In 2003, while serving as the Broncos’ Senior Director of Special Projects, Young, along with the backing of Bowlen, John Elway and Denver sports mogul Stan Kroenke, launched the Colorado Crush of the Arena Football League (AFL). In his role as Executive Vice President, Young designed and implemented the Crush's entire business strategy. In the first two years of its existence, the Crush sold out every game to lead the AFL in attendance and, in its third year of existence, won the ArenaBowl.

On May 22, 2009, Young was appointed as Chief Revenue Officer for the Los Angeles Dodgers. As the first and only Chief Revenue Officer of the franchise, he oversaw all major revenue streams, which included ticket sales, corporate sales, premium seating and all media partnerships.

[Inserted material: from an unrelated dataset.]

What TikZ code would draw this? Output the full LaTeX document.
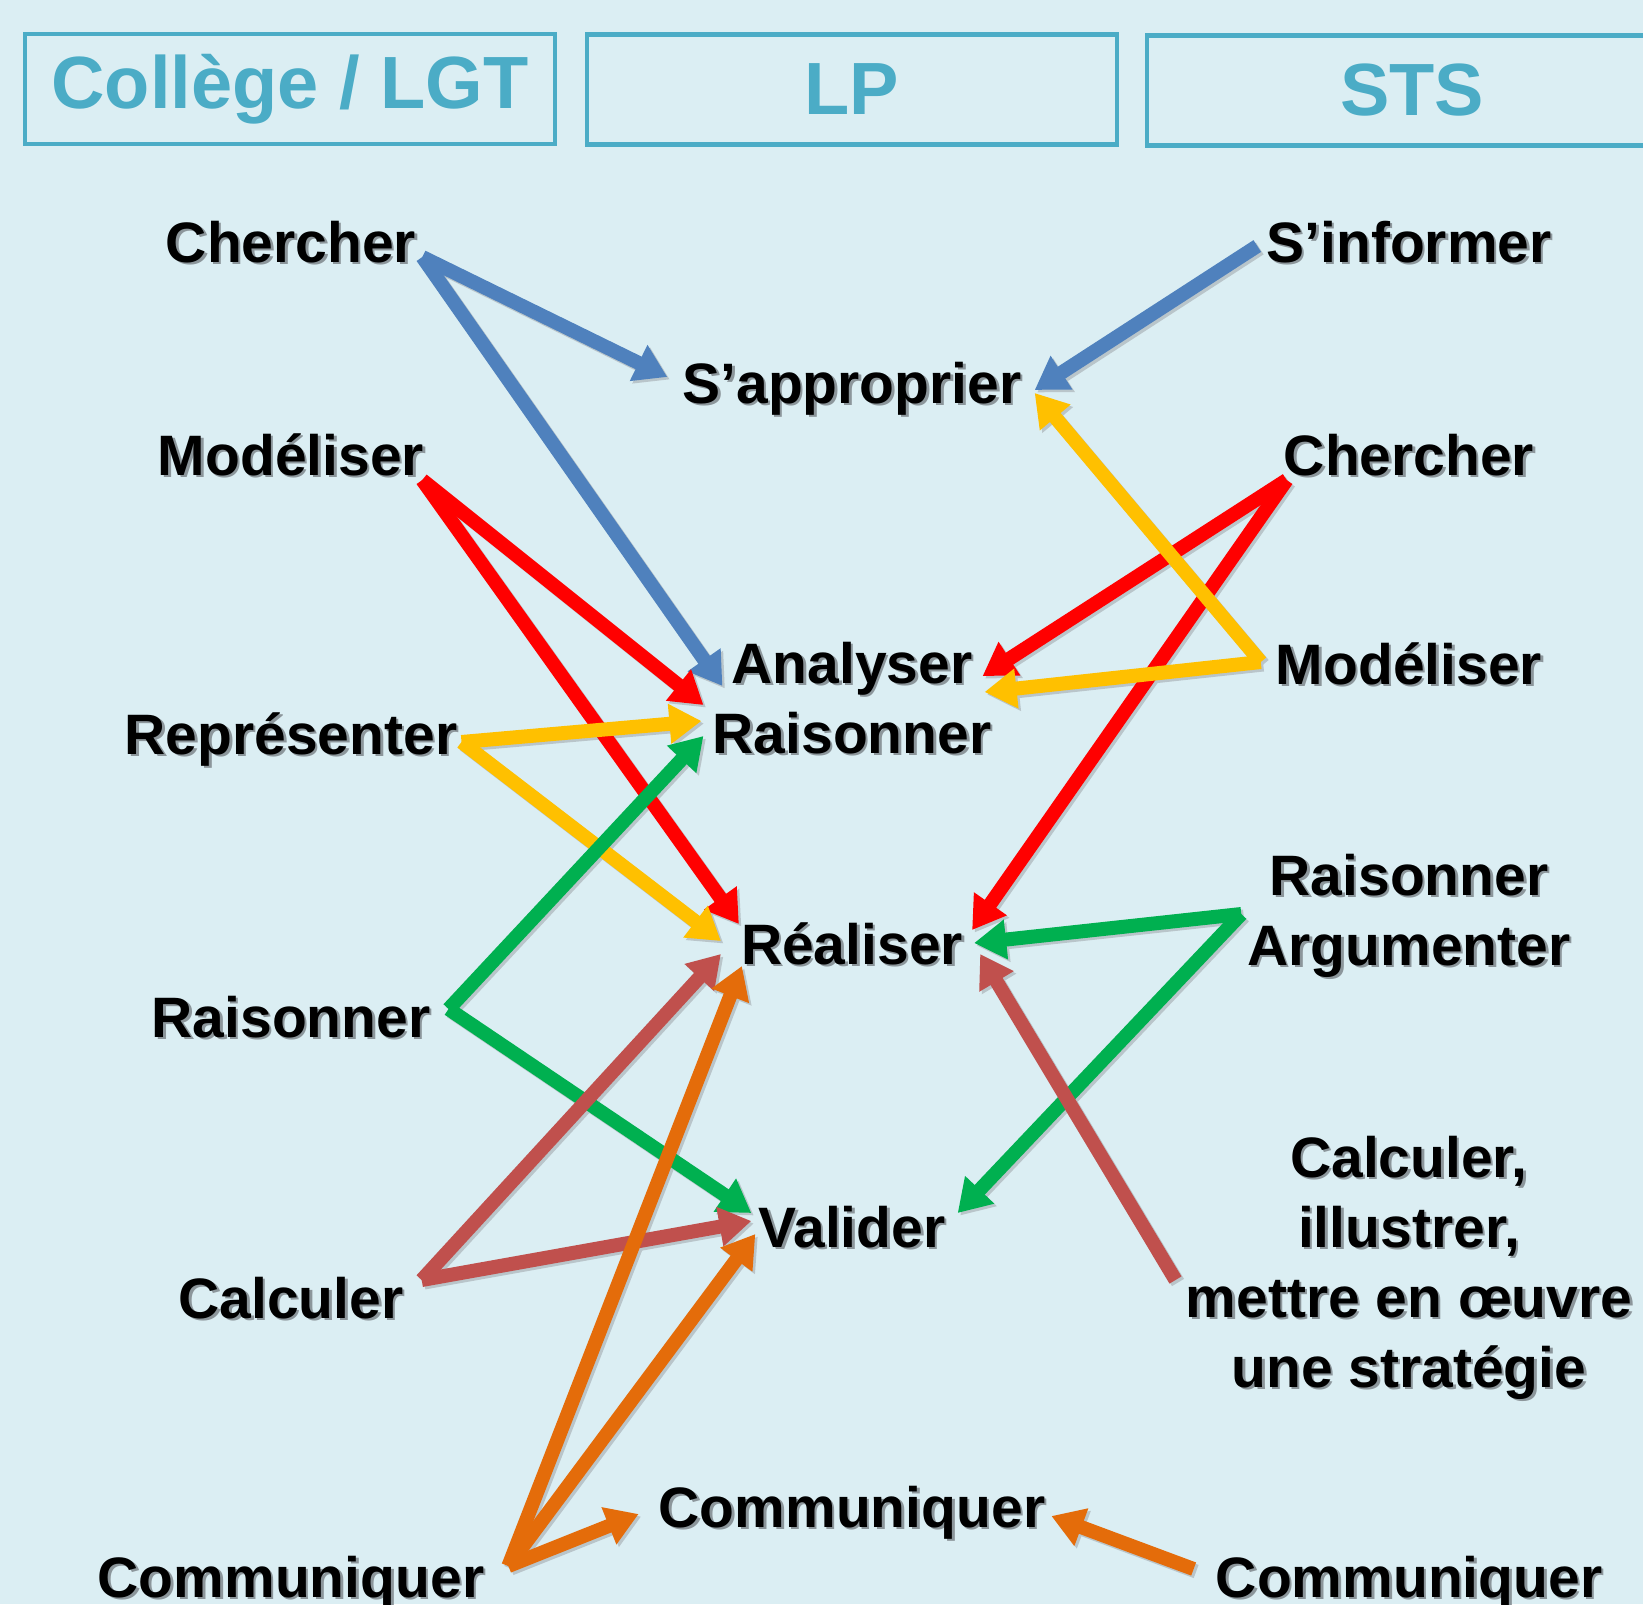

Throughout Young’s career, he has been personally responsible for the development of corporate partnership transactions which have generated over $350,000,000. Young has created and led departments that have transacted with virtually every major corporation connected to sports and entertainment resulting in over a billion dollars in total revenues.